Il giudizio di non credibilità del richiedente preclude l’accesso alla protezione di cui al D.Lgs. n. 251 del 2007, art. 14, lett. a) e b) (tra le tante Cass. 29 maggio 2020, n. 10286). Per il resto il Tribunale ha espressamente citato le fonti internazionali tali da escludere la sussistenza, in Guinea Conakry, di una situazione riconducibile alla lett. c) della citata disposizione: a fronte di ciò il ricorrente non richiama fonti alternative, ma lamenta “una situazione di violenze diffuse, sistematiche violazioni dei diritti umani, abusi da parte della polizia e delle forze armate… Tuttavia, conclude senza motivare in alcuna maniera la propria affermazione, nessuna di esse può essere ricondotto al concetto di conflitto armato o violenza generalizzata che giustificherebbe l’applicazione al ricorrente della protezione sussidiaria” (pagina 28 del ricorso). Ma tale doglianza non tiene conto del dato normativo, nel significato, del resto inequivoco, che questa Corte gli attribuisce. Difatti, in tema di protezione sussidiaria, D.Lgs. n. 251 del 2007 ex art. 14, lett. c), il conflitto armato interno, tale da comportare minaccia grave ed individuale alla vita o alla persona di un civile, ricorre in situazioni in cui le forze armate governative di uno Stato si scontrino con uno o più gruppi armati antagonisti, o nelle quali due o più gruppi armati si contendano tra loro il controllo militare di un dato territorio, purché il conflitto ascenda ad un grado di violenza indiscriminata talmente intenso ed imperversante da far sussistere fondati motivi per ritenere che un civile rinviato nella regione di provenienza corra il rischio descritto nella norma per la sua sola presenza sul territorio, tenuto conto dell’impiego di metodi e tattiche di combattimento che incrementano il rischio per i civili, o direttamente mirano ai civili; della diffusione, tra le parti in conflitto, di tali metodi o tattiche; della generalizzazione o, invece, localizzazione del combattimento; del numero di civili uccisi, feriti, sfollati a causa del combattimento (Cass. 2 marzo 2021, n. 5675).

Nel corpo dello stesso motivo si lamenta anche il mancato riconoscimento della protezione umanitaria, senza tuttavia che venga spesa neppure una parola sulla individuale condizione di vulnerabilità del richiedente: l’unico argomento impiegato è la pandemia da Covid 19, che renderebbe il richiedente vulnerabile.

Certo però non si tratta di vulnerabilità individuale, rilevante per l’ordinamento né si tratta di circostanza che sotto profilo risulta essere stata prospettata al giudice di merito.

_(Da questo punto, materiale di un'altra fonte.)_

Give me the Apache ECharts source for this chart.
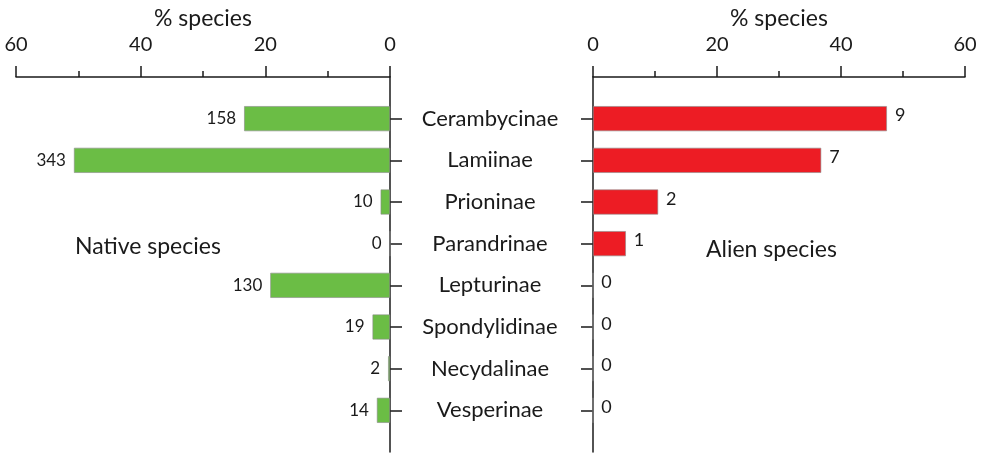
<!DOCTYPE html>
<html>
<head>
<meta charset="utf-8">
<script src="https://cdn.jsdelivr.net/npm/echarts@6/dist/echarts.min.js"></script>
<style>
  html, body { margin: 0; padding: 0; background: #fff; }
  #chart { width: 984px; height: 453px; }
</style>
</head>
<body>
<div id="chart"></div>
<script>
// subfamilies, top to bottom
const subfamilies = ['Cerambycinae', 'Lamiinae', 'Prioninae', 'Parandrinae', 'Lepturinae', 'Spondylidinae', 'Necydalinae', 'Vesperinae'];
// % of species
const nativePct = [23.4, 50.7, 1.5, 0, 19.2, 2.8, 0.3, 2.1];
const alienPct = [47.4, 36.8, 10.5, 5.3, 0, 0, 0, 0];
// species counts shown next to the bars
const nativeCount = [158, 343, 10, 0, 130, 19, 2, 14];
const alienCount = [9, 7, 2, 1, 0, 0, 0, 0];
const pctTicks = [0, 20, 40, 60];

const chart = echarts.init(document.getElementById('chart'));
const font = 'Lato, "Open Sans", sans-serif';
const ink = '#1a1a1a';

// blank slot above and below so the bars sit on the tick lines
const cats = [''].concat(subfamilies, ['']);
const pad = arr => [null].concat(arr, [null]);

const xCommon = {
  type: 'value',
  position: 'top',
  min: pctTicks[0],
  max: pctTicks[pctTicks.length - 1],
  interval: 20,
  name: '% species',
  nameLocation: 'middle',
  nameGap: 47,
  nameTextStyle: { fontFamily: font, fontSize: 23, color: ink },
  axisLine: { show: true, lineStyle: { color: ink, width: 1.5 } },
  axisTick: { show: true, length: 11, lineStyle: { color: ink, width: 1.5 } },
  minorTick: { show: true, splitNumber: 2, length: 6, lineStyle: { color: ink, width: 1.5 } },
  axisLabel: { fontFamily: font, fontSize: 20, color: ink, margin: 22 },
  splitLine: { show: false }
};

const yCommon = {
  type: 'category',
  data: cats,
  inverse: true,
  boundaryGap: false,
  axisLine: { show: true, onZero: false, lineStyle: { color: ink, width: 1.5 } },
  axisTick: {
    show: true, length: 12,
    interval: (i, v) => v !== '',
    lineStyle: { color: ink, width: 1.5 }
  }
};

chart.setOption({
  animation: false,
  grid: [
    { left: 16, right: 594, top: 77, bottom: 1, containLabel: false, outerBoundsMode: 'none' },
    { left: 593, right: 19, top: 77, bottom: 1, containLabel: false, outerBoundsMode: 'none' }
  ],
  xAxis: [
    Object.assign({}, xCommon, { gridIndex: 0, inverse: true }),
    Object.assign({}, xCommon, { gridIndex: 1 })
  ],
  yAxis: [
    Object.assign({}, yCommon, {
      gridIndex: 0,
      position: 'right',
      axisLabel: {
        show: true, align: 'center', margin: 100,
        fontFamily: font, fontSize: 22, color: ink,
        interval: 0
      }
    }),
    Object.assign({}, yCommon, {
      gridIndex: 1,
      position: 'left',
      axisLabel: { show: false }
    })
  ],
  series: [
    {
      type: 'bar',
      xAxisIndex: 0,
      yAxisIndex: 0,
      data: pad(nativePct),
      barWidth: 25,
      itemStyle: { color: '#6bbd45', borderColor: '#8a8a8a', borderWidth: 0.6 },
      label: {
        show: true,
        position: 'left',
        distance: 8,
        fontFamily: font,
        fontSize: 17,
        color: ink,
        formatter: p => nativeCount[p.dataIndex - 1]
      }
    },
    {
      type: 'bar',
      xAxisIndex: 1,
      yAxisIndex: 1,
      data: pad(alienPct),
      barWidth: 25,
      itemStyle: { color: '#ed1c24', borderColor: '#8a8a8a', borderWidth: 0.6 },
      label: {
        show: true,
        position: 'right',
        distance: 8,
        offset: [0, -3],
        fontFamily: font,
        fontSize: 18,
        color: ink,
        formatter: p => alienCount[p.dataIndex - 1]
      }
    }
  ],
  graphic: [
    {
      type: 'text', left: 75, top: 235,
      style: { text: 'Native species', fontFamily: font, fontSize: 23, fill: ink }
    },
    {
      type: 'text', left: 706, top: 238,
      style: { text: 'Alien species', fontFamily: font, fontSize: 23, fill: ink }
    }
  ]
});
</script>
</body>
</html>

9. – Nulla per le spese. Sussistono i presupposti processuali per il raddoppio del contributo unificato se dovuto.

P.Q.M.

dichiara inammissibile il ricorso, dando atto, ai sensi del D.P.R. n. 115 del 2002, art. 13, comma 1 quater, che sussistono i presupposti per il versamento, a carico della parte ricorrente, dell’ulteriore importo a titolo di contributo unificato pari a quello dovuto per il ricorso a norma dello stesso art. 13, comma 1 bis.

Così deciso in Roma, il 29 ottobre 2021.